In their book Red Capitalism, the authors Fraser Howie and Carl Walter recall how Hainan’s property prices doubled twice in the space of three years. More than 20,000 real estate developers set up shop – one property broker for every 80 inhabitants of the island. Servicing them were 2,068 financial institutions including 24 trust companies and 30 urban credit cooperatives. By 1992, Hainan’s GDP growth hit 41.5% compared to the then 14.2% average for the country as a whole.

But the economic mood darkened when the central government started to rein in credit. HDB was tasked with clearing away the worst of the failed trust and investment companies, with the provincial government taking a 30% stake. But as CBN recalls, it ran into trouble from the very start. HDB had been established with equity capital of Rmb 1.7 billion, but within the space of its first five months the young lender had issued Rmb920 million in loans to its own shareholders who used them as a way to withdraw their own capital. As the fallout from the implosion of the property bubble got worse, HDB was then forced to absorb 28 failing credit cooperatives. The People’s Bank of China issued new loans of Rmb3.4 billion to help HDB absorb the worst candidates, but this failed to make much difference as the new funds only accounted for a third of HDB’s loans at a time when two-thirds of its loans were non-performing.

When it became public that many real estate developers were going under, HDB then found itself the victim of a major bank run.

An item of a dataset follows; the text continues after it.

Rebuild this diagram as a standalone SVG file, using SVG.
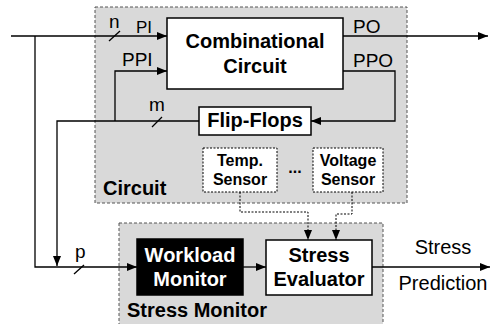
<svg xmlns="http://www.w3.org/2000/svg" width="492" height="324" viewBox="0 0 492 324">
<defs>
<style>
.cont{fill:#d9d9d9;stroke:#555;stroke-width:1;stroke-dasharray:3 2}
.box{fill:#fff;stroke:#000;stroke-width:1.5}
.sens{fill:#fff;stroke:#000;stroke-width:1;stroke-dasharray:2 1.5}
.blk{fill:#000;stroke:#000;stroke-width:1.5}
.ln{fill:none;stroke:#000;stroke-width:1.3}
.dl{fill:none;stroke:#000;stroke-width:1;stroke-dasharray:2 1.5}
.b{font-family:"Liberation Sans",Arial,sans-serif;font-weight:bold;font-size:20px;fill:#000;text-anchor:middle}
.bs{font-family:"Liberation Sans",Arial,sans-serif;font-weight:bold;font-size:16px;fill:#000;text-anchor:middle}
.w{fill:#fff}
.r{font-family:"Liberation Sans",Arial,sans-serif;font-size:19px;fill:#000}
</style>
<marker id="ah" viewBox="0 0 10 10" refX="10" refY="5" markerWidth="10" markerHeight="10" markerUnits="userSpaceOnUse" orient="auto">
<path d="M0,1 L10,5 L0,9 z" fill="#000"/>
</marker>
</defs>

<g id="circuit">
<rect class="cont" x="95" y="7" width="312" height="196"/>
<text class="b" x="103" y="195" style="text-anchor:start">Circuit</text>
</g>

<g id="stress-monitor">
<rect class="cont" x="119" y="223" width="264" height="110"/>
<text class="b" x="127" y="317" style="text-anchor:start">Stress Monitor</text>
</g>

<g id="combinational-circuit">
<rect class="box" x="167" y="18" width="176" height="71"/>
<text class="b" x="255" y="48">Combinational</text>
<text class="b" x="255" y="73">Circuit</text>
</g>

<g id="flip-flops">
<rect class="box" x="199" y="107" width="112" height="28"/>
<text class="b" x="255" y="127">Flip-Flops</text>
</g>

<g id="temp-sensor">
<rect class="sens" x="203" y="148" width="74" height="44"/>
<text class="bs" x="240" y="166">Temp.</text>
<text class="bs" x="240" y="185">Sensor</text>
</g>

<g id="dots">
<text class="bs" x="295" y="173">...</text>
</g>

<g id="voltage-sensor">
<rect class="sens" x="313" y="148" width="70" height="44"/>
<text class="bs" x="348" y="166">Voltage</text>
<text class="bs" x="348" y="185">Sensor</text>
</g>

<g id="workload-monitor">
<rect class="blk" x="137" y="239" width="106" height="56"/>
<text class="b w" x="190" y="262">Workload</text>
<text class="b w" x="190" y="286">Monitor</text>
</g>

<g id="stress-evaluator">
<rect class="box" x="266" y="240" width="106" height="55"/>
<text class="b" x="319" y="262">Stress</text>
<text class="b" x="319" y="286">Evaluator</text>
</g>

<g id="connectors">
<path class="ln" d="M11,36 H167" marker-end="url(#ah)"/>
<path class="ln" d="M35,36 V267 H137" marker-end="url(#ah)"/>
<path class="ln" d="M115,121 V71 H167" marker-end="url(#ah)"/>
<path class="ln" d="M199,121 H57 V266" marker-end="url(#ah)"/>
<path class="ln" d="M343,36 H488" marker-end="url(#ah)"/>
<path class="ln" d="M343,71 H395 V121 H311" marker-end="url(#ah)"/>
<path class="ln" d="M243,267 H266" marker-end="url(#ah)"/>
<path class="ln" d="M372,267 H490" marker-end="url(#ah)"/>
<path class="dl" d="M240,192 V212 H308 V240" marker-end="url(#ah)"/>
<path class="dl" d="M352,192 V214 H336 V240" marker-end="url(#ah)"/>
<path class="ln" d="M109,41 L120,31"/>
<path class="ln" d="M152,127 L162,117"/>
<path class="ln" d="M74,274 L84,265"/>
<text class="r" x="109" y="28">n</text>
<text class="r" x="136" y="33" style="font-size:17px">PI</text>
<text class="r" x="122" y="66">PPI</text>
<text class="r" x="149" y="111">m</text>
<text class="r" x="75" y="258">p</text>
<text class="r" x="353" y="33">PO</text>
<text class="r" x="353" y="67">PPO</text>
<text class="r" x="443" y="254" style="text-anchor:middle;font-size:20px">Stress</text>
<text class="r" x="443" y="290" style="text-anchor:middle;font-size:20px">Prediction</text>
</g>
</svg>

In June 1998 it was all over. The central government stepped in, subsuming HDB’s operations within ICBC, one of China’s largest lenders.

China’s big four commercial banks now dominate lending on the island and are probably not too keen at the idea of having a new, local competitor in Hainan.

For the central bank HDB has provided many lessons, including the need for a deposit insurance scheme, which Governor Zhou Xiaochuan has been reiterating as a top priority for the country’s banking reforms.

And as Hainan Bank’s new shareholders get accustomed to their role as bank sponsors, the government will also be watching to make sure they avoid the mistakes of some of their predecessors.